2013年09月05日
内閣府が実施した6日間、60人に及ぶ消費税ヒアリングが終わった。ヒアリング全体は、反対が上回る報道機関が実施する世論調査に対して、消費税の予定通りの実施を支持する対照的ものだった。財務省など消費税増税関係者はほっとしたことだろう。
だが、筆者には、ヒアリングそのものが奇異なものに映った。
まずは政府側の出席者である。麻生副総理、甘利経済財政担当大臣、黒田日銀総裁らが出席したが、肝心の安倍首相は外遊で出席しなかった。
それから、首相ブレーンである内閣官房参与の浜田宏一・米エール大名誉教授、同本田悦朗・静岡県立大学教授が含まれ、業界団体や学識者、エコノミストらと同様に意見を述べた。外部のエコノミストと同列で意見を聞いたのであれば、安倍首相は、ブレーンを信頼していないのかと疑いたくもなる。

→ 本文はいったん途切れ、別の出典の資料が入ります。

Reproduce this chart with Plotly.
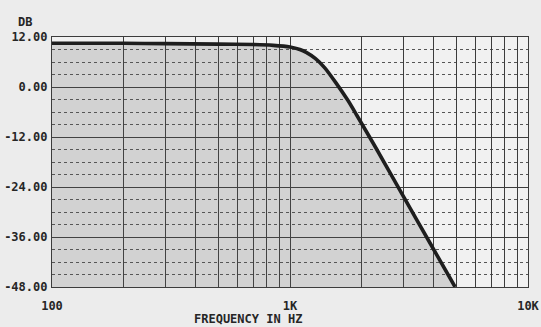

アベノミクスの1本目の矢、金融政策(インフレターゲットや異次元の金融緩和)への誘導がわかりやすかっただけに、財政政策の利害関係者が多様で、消費税は国民全員に負担を強いる政策だとしても、政策形成としては、実にわかりにくい。ただし、首相不在のヒアリングが、あっと驚く「消費税延期」のカモフラージュだったとしたら、安倍首相は歴史に名を残す首相になれるかもしれない。

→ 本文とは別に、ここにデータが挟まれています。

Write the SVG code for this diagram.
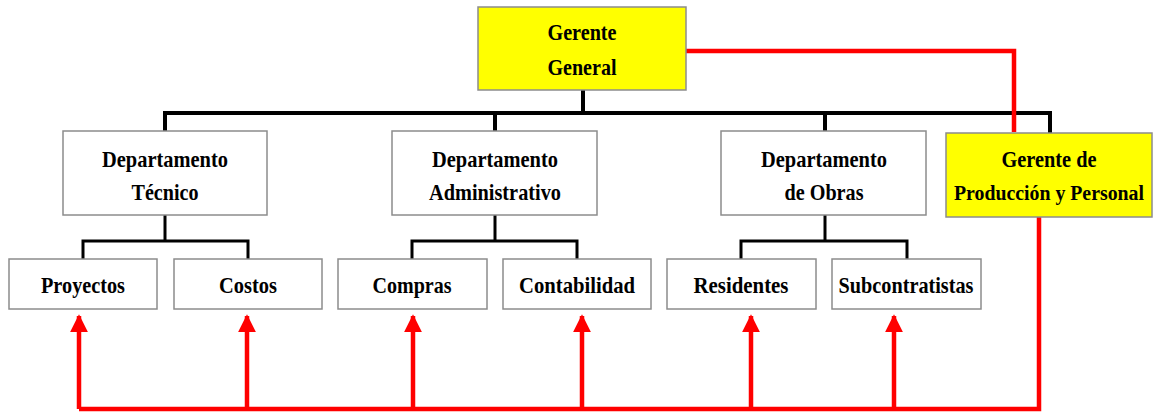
<svg xmlns="http://www.w3.org/2000/svg" width="1153" height="412" viewBox="0 0 1153 412">
<style>
.box{fill:#fff;stroke:#8c8c8c;stroke-width:1.5}
.yel{fill:#ffff00;stroke:#8c8c8c;stroke-width:1.5}
.t{font-family:"Liberation Serif","Times New Roman",serif;font-weight:bold;font-size:23px;fill:#000;text-anchor:middle}
.blk{fill:none;stroke:#000;stroke-width:4}
.blk2{fill:none;stroke:#000;stroke-width:3}
.red{fill:none;stroke:#ff0000;stroke-width:4.5}
</style>
<defs>
<marker id="ah" markerWidth="4" markerHeight="4" viewBox="0 0 10 10" refX="9" refY="5" orient="auto" markerUnits="strokeWidth">
<path d="M0,0 L10,5 L0,10 z" fill="#ff0000"/>
</marker>
</defs>
<g id="connectors">
<path class="blk" d="M583,90 V113"/>
<path class="blk" d="M165,133 V113 H1050 V133"/>
<path class="blk" d="M495,113 V131"/>
<path class="blk" d="M825,113 V131"/>
<path class="blk2" d="M165,215 V241"/>
<path class="blk2" d="M83,259 V241 H248 V259"/>
<path class="blk2" d="M495,215 V241"/>
<path class="blk2" d="M412,259 V241 H577 V259"/>
<path class="blk2" d="M825,215 V241"/>
<path class="blk2" d="M741,259 V241 H907 V259"/>
<path class="red" d="M686,51 H1014 V132"/>
<path class="red" d="M1039,217 V409 H79"/>
<path class="red" d="M79,409 V316" marker-end="url(#ah)"/>
<path class="red" d="M247,409 V316" marker-end="url(#ah)"/>
<path class="red" d="M413,409 V316" marker-end="url(#ah)"/>
<path class="red" d="M582,409 V316" marker-end="url(#ah)"/>
<path class="red" d="M751,409 V316" marker-end="url(#ah)"/>
<path class="red" d="M894,409 V316" marker-end="url(#ah)"/>
</g>
<g id="gerente-general">
<rect class="yel" x="478" y="7" width="208" height="83"/>
<text class="t" x="582" y="40" textLength="69" lengthAdjust="spacingAndGlyphs">Gerente</text>
<text class="t" x="582" y="75" textLength="69" lengthAdjust="spacingAndGlyphs">General</text>
</g>
<g id="dep-tecnico">
<rect class="box" x="63" y="131" width="204" height="84"/>
<text class="t" x="165" y="167" textLength="126" lengthAdjust="spacingAndGlyphs">Departamento</text>
<text class="t" x="165" y="200" textLength="67" lengthAdjust="spacingAndGlyphs">Técnico</text>
</g>
<g id="dep-administrativo">
<rect class="box" x="392" y="131" width="205" height="84"/>
<text class="t" x="495" y="167" textLength="126" lengthAdjust="spacingAndGlyphs">Departamento</text>
<text class="t" x="495" y="200" textLength="132" lengthAdjust="spacingAndGlyphs">Administrativo</text>
</g>
<g id="dep-obras">
<rect class="box" x="721" y="131" width="205" height="84"/>
<text class="t" x="824" y="167" textLength="126" lengthAdjust="spacingAndGlyphs">Departamento</text>
<text class="t" x="824" y="200" textLength="79" lengthAdjust="spacingAndGlyphs">de Obras</text>
</g>
<g id="gerente-produccion">
<rect class="yel" x="946" y="133" width="206" height="84"/>
<text class="t" x="1049" y="167" textLength="95" lengthAdjust="spacingAndGlyphs">Gerente de</text>
<text class="t" x="1049" y="200" style="font-size:20.5px" textLength="190" lengthAdjust="spacingAndGlyphs">Producción y Personal</text>
</g>
<g id="proyectos">
<rect class="box" x="9" y="259" width="148" height="50"/>
<text class="t" x="83" y="293" textLength="84" lengthAdjust="spacingAndGlyphs">Proyectos</text>
</g>
<g id="costos">
<rect class="box" x="174" y="259" width="148" height="50"/>
<text class="t" x="248" y="293" textLength="58" lengthAdjust="spacingAndGlyphs">Costos</text>
</g>
<g id="compras">
<rect class="box" x="338" y="259" width="149" height="50"/>
<text class="t" x="412" y="293" textLength="79" lengthAdjust="spacingAndGlyphs">Compras</text>
</g>
<g id="contabilidad">
<rect class="box" x="503" y="259" width="148" height="50"/>
<text class="t" x="577" y="293" textLength="116" lengthAdjust="spacingAndGlyphs">Contabilidad</text>
</g>
<g id="residentes">
<rect class="box" x="667" y="259" width="149" height="50"/>
<text class="t" x="741" y="293" textLength="95" lengthAdjust="spacingAndGlyphs">Residentes</text>
</g>
<g id="subcontratistas">
<rect class="box" x="832" y="259" width="149" height="50"/>
<text class="t" x="906" y="293" textLength="135" lengthAdjust="spacingAndGlyphs">Subcontratistas</text>
</g>
</svg>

安倍政権が経済政策を最重要して国政選挙で2連勝し、衆参とも過半数を獲得した。安倍政権の支持率は、経済政策や景気が支えていると言っても過言ではない。3月、黒田総裁を日本銀行総裁に任命して、長期国債のほか、上場投資信託(ETF)、上場不動産投資信託(J―REIT)、コマーシャルペーパー(CP)、社債などの買い入れと異例の量的緩和を実施・継続している。黒田日銀は、2年以内に物価上昇率2%を目標においている。